#### [Information shown]
•••
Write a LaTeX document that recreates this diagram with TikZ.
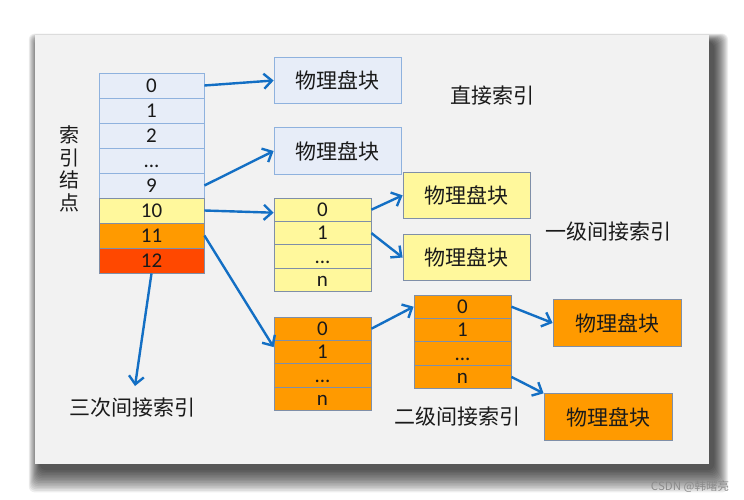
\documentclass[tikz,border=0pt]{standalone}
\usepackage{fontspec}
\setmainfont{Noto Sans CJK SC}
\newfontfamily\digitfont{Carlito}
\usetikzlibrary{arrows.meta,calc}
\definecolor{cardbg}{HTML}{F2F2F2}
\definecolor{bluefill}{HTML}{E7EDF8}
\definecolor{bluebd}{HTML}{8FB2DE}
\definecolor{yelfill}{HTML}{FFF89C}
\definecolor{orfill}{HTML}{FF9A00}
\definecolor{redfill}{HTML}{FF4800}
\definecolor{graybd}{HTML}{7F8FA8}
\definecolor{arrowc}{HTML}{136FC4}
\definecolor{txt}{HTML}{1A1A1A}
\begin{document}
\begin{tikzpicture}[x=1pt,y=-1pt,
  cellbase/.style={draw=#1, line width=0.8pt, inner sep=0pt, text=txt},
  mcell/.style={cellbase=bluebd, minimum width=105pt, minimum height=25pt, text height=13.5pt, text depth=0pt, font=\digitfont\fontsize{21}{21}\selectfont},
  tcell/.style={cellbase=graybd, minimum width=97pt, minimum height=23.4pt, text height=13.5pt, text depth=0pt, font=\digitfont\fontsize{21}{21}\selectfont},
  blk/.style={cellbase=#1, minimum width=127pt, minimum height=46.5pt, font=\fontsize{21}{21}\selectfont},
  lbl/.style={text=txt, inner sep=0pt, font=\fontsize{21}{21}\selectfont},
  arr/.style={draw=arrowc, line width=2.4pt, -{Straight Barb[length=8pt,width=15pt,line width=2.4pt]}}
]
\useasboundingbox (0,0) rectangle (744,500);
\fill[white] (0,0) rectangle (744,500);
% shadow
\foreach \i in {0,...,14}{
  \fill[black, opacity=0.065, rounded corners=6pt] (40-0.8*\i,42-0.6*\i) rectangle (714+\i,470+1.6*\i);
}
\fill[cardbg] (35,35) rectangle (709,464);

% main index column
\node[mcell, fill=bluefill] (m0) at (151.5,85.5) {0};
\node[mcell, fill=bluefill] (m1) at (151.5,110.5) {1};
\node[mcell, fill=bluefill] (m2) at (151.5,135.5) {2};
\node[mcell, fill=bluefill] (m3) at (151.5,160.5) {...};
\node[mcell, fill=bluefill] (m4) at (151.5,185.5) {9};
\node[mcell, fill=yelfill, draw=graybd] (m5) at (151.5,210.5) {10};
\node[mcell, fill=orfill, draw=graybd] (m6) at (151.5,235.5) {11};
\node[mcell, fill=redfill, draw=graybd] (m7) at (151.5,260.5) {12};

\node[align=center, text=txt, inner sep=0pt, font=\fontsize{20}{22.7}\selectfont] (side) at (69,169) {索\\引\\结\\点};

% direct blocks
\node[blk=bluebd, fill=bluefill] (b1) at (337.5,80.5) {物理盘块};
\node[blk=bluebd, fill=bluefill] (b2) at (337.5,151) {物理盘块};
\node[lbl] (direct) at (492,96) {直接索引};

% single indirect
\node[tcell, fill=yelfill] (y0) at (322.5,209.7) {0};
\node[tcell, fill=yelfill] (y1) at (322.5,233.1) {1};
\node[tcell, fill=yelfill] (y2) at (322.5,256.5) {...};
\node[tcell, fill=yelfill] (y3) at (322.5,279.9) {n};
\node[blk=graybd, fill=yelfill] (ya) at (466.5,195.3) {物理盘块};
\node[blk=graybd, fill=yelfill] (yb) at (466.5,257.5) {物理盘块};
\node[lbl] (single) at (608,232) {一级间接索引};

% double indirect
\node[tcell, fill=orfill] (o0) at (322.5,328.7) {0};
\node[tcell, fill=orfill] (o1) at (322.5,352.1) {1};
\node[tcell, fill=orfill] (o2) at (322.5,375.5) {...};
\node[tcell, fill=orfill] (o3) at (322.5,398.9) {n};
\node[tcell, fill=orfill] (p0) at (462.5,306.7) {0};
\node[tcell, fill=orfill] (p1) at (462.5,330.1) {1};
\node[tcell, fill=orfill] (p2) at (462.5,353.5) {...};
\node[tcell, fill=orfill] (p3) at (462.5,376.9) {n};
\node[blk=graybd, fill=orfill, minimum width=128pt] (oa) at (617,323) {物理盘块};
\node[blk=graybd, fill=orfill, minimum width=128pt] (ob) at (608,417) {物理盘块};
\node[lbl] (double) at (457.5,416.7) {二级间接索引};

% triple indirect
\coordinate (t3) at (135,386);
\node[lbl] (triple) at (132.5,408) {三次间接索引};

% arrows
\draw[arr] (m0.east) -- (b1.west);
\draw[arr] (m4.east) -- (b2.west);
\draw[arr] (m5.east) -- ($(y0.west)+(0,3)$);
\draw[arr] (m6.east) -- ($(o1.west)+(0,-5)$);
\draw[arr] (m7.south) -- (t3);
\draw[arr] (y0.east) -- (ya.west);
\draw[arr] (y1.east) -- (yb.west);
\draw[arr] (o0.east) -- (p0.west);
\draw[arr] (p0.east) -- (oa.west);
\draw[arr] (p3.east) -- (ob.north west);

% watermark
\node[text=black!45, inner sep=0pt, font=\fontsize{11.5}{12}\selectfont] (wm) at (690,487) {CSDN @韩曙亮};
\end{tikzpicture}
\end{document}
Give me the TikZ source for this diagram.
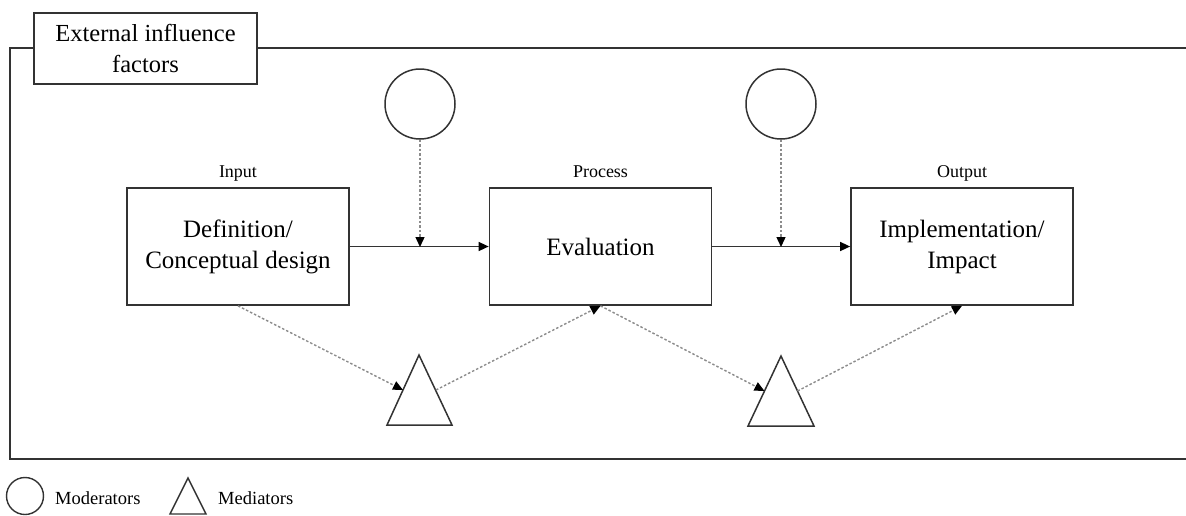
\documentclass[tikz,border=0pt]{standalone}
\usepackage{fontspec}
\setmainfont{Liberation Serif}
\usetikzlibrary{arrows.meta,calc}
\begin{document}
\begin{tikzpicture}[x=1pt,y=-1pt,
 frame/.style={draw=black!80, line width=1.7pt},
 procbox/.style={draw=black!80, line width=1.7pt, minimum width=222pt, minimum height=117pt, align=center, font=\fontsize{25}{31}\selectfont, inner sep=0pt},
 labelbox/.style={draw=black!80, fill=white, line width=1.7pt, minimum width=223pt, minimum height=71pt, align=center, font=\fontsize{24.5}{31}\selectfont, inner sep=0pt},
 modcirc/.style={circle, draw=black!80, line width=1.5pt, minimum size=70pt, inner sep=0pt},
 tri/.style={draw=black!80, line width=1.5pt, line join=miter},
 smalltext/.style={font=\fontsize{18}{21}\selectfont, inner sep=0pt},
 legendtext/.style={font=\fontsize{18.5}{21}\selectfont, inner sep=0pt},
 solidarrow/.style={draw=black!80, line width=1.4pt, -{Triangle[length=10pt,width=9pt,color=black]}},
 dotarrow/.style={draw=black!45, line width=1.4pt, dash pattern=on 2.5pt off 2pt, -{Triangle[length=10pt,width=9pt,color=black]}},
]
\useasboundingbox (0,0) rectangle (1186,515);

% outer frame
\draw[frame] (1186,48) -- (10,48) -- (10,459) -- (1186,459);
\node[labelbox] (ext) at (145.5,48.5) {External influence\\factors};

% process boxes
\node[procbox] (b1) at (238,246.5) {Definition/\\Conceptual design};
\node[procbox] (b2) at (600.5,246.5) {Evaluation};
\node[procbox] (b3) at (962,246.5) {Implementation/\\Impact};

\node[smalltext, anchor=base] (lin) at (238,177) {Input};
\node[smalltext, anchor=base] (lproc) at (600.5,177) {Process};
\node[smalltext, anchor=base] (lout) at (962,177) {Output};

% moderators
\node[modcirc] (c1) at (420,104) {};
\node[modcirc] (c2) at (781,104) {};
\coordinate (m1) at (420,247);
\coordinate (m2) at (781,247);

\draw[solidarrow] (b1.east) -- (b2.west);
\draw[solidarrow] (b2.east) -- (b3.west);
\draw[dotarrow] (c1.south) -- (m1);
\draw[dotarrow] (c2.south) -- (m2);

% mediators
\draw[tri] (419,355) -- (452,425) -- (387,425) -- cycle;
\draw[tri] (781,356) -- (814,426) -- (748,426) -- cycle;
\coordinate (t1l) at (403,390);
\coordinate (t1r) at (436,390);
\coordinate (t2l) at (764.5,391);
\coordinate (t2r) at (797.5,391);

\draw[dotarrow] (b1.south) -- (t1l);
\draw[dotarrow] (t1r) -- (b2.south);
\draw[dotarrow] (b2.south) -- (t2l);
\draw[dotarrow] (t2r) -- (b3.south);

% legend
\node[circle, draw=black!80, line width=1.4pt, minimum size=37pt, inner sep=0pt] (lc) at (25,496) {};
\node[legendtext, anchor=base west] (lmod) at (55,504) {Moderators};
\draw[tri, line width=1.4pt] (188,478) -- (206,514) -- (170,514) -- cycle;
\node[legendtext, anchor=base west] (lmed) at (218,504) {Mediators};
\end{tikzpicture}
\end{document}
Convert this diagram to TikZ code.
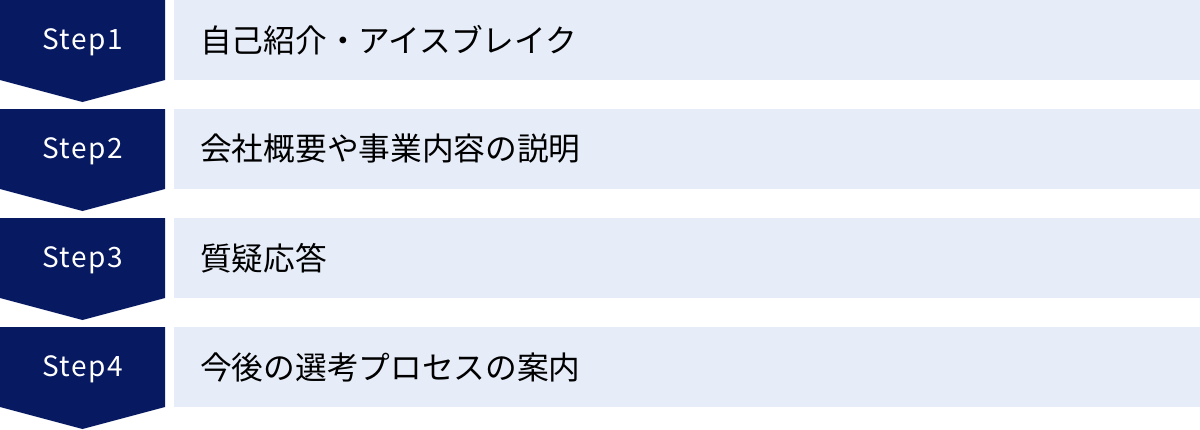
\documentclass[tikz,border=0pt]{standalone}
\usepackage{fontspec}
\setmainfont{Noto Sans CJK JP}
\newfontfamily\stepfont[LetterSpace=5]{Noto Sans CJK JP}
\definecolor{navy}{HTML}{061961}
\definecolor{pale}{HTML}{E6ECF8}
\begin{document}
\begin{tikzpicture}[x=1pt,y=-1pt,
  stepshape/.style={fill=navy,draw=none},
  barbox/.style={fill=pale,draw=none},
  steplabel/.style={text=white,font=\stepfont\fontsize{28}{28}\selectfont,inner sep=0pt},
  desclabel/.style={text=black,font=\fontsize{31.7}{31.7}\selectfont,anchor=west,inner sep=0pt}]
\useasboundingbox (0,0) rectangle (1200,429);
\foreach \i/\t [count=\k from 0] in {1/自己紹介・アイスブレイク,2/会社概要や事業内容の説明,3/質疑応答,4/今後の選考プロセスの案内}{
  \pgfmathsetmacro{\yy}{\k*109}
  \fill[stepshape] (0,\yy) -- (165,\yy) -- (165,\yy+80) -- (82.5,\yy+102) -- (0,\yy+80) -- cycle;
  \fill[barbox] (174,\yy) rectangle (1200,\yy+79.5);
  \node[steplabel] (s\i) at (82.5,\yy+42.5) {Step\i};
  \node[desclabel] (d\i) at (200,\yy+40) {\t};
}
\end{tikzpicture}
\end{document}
•••
#### [Aim of the exercise]
Say only how many lines in the records carry the word "this".

#### [Response below]
3